%%

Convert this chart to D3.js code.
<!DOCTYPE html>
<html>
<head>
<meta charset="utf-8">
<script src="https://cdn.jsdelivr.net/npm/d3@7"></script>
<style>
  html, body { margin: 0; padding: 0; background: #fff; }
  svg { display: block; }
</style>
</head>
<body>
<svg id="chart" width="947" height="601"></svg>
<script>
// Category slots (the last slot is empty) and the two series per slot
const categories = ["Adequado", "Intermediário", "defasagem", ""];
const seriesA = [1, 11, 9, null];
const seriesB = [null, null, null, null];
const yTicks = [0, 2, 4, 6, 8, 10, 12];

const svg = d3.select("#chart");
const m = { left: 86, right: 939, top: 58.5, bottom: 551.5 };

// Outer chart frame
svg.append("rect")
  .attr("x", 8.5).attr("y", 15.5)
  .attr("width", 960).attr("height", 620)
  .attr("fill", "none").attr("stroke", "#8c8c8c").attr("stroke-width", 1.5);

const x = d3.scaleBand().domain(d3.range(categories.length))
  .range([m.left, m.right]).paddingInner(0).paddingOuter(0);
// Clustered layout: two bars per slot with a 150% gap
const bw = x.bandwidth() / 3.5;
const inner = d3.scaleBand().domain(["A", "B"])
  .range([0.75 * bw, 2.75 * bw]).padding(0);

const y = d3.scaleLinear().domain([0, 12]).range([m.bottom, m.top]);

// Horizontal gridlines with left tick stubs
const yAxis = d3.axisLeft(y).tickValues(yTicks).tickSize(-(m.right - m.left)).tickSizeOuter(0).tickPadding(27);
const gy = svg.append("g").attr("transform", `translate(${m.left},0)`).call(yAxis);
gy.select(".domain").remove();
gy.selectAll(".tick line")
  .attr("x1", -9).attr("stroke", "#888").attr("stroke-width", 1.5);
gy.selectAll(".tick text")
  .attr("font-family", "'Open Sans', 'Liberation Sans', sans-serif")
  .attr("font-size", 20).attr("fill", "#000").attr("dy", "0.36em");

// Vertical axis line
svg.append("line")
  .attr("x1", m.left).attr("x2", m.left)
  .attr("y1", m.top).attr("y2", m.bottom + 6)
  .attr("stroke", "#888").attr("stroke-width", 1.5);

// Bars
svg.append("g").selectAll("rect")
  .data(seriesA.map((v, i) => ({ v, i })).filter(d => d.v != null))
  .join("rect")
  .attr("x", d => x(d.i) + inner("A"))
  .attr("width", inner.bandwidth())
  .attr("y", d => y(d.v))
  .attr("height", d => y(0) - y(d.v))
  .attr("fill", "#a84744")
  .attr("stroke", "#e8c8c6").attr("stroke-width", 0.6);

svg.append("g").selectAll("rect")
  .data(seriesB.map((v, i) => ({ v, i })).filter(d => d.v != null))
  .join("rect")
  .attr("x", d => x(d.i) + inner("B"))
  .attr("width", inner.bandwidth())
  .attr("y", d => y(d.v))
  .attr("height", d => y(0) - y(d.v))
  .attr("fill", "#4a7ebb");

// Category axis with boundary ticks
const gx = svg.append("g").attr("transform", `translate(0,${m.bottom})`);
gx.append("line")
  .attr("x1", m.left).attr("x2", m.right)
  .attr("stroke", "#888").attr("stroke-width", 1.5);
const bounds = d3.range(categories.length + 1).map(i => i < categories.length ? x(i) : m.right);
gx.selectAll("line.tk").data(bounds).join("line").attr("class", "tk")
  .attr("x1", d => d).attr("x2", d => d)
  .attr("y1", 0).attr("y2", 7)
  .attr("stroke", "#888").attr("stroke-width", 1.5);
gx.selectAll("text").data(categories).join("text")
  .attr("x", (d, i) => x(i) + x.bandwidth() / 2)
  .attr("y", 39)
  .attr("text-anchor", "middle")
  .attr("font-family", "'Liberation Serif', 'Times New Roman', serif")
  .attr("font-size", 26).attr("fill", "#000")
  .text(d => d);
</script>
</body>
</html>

%%

● Written exercise: Please repeat word for word the lines above that run from the beginning through the line containing "d3.scaleLinear().domain([0, 12]).range([m.bottom, m.top]);", keeping both the first and that last line.

● Task result:
Convert this chart to D3.js code.
<!DOCTYPE html>
<html>
<head>
<meta charset="utf-8">
<script src="https://cdn.jsdelivr.net/npm/d3@7"></script>
<style>
  html, body { margin: 0; padding: 0; background: #fff; }
  svg { display: block; }
</style>
</head>
<body>
<svg id="chart" width="947" height="601"></svg>
<script>
// Category slots (the last slot is empty) and the two series per slot
const categories = ["Adequado", "Intermediário", "defasagem", ""];
const seriesA = [1, 11, 9, null];
const seriesB = [null, null, null, null];
const yTicks = [0, 2, 4, 6, 8, 10, 12];

const svg = d3.select("#chart");
const m = { left: 86, right: 939, top: 58.5, bottom: 551.5 };

// Outer chart frame
svg.append("rect")
  .attr("x", 8.5).attr("y", 15.5)
  .attr("width", 960).attr("height", 620)
  .attr("fill", "none").attr("stroke", "#8c8c8c").attr("stroke-width", 1.5);

const x = d3.scaleBand().domain(d3.range(categories.length))
  .range([m.left, m.right]).paddingInner(0).paddingOuter(0);
// Clustered layout: two bars per slot with a 150% gap
const bw = x.bandwidth() / 3.5;
const inner = d3.scaleBand().domain(["A", "B"])
  .range([0.75 * bw, 2.75 * bw]).padding(0);

const y = d3.scaleLinear().domain([0, 12]).range([m.bottom, m.top]);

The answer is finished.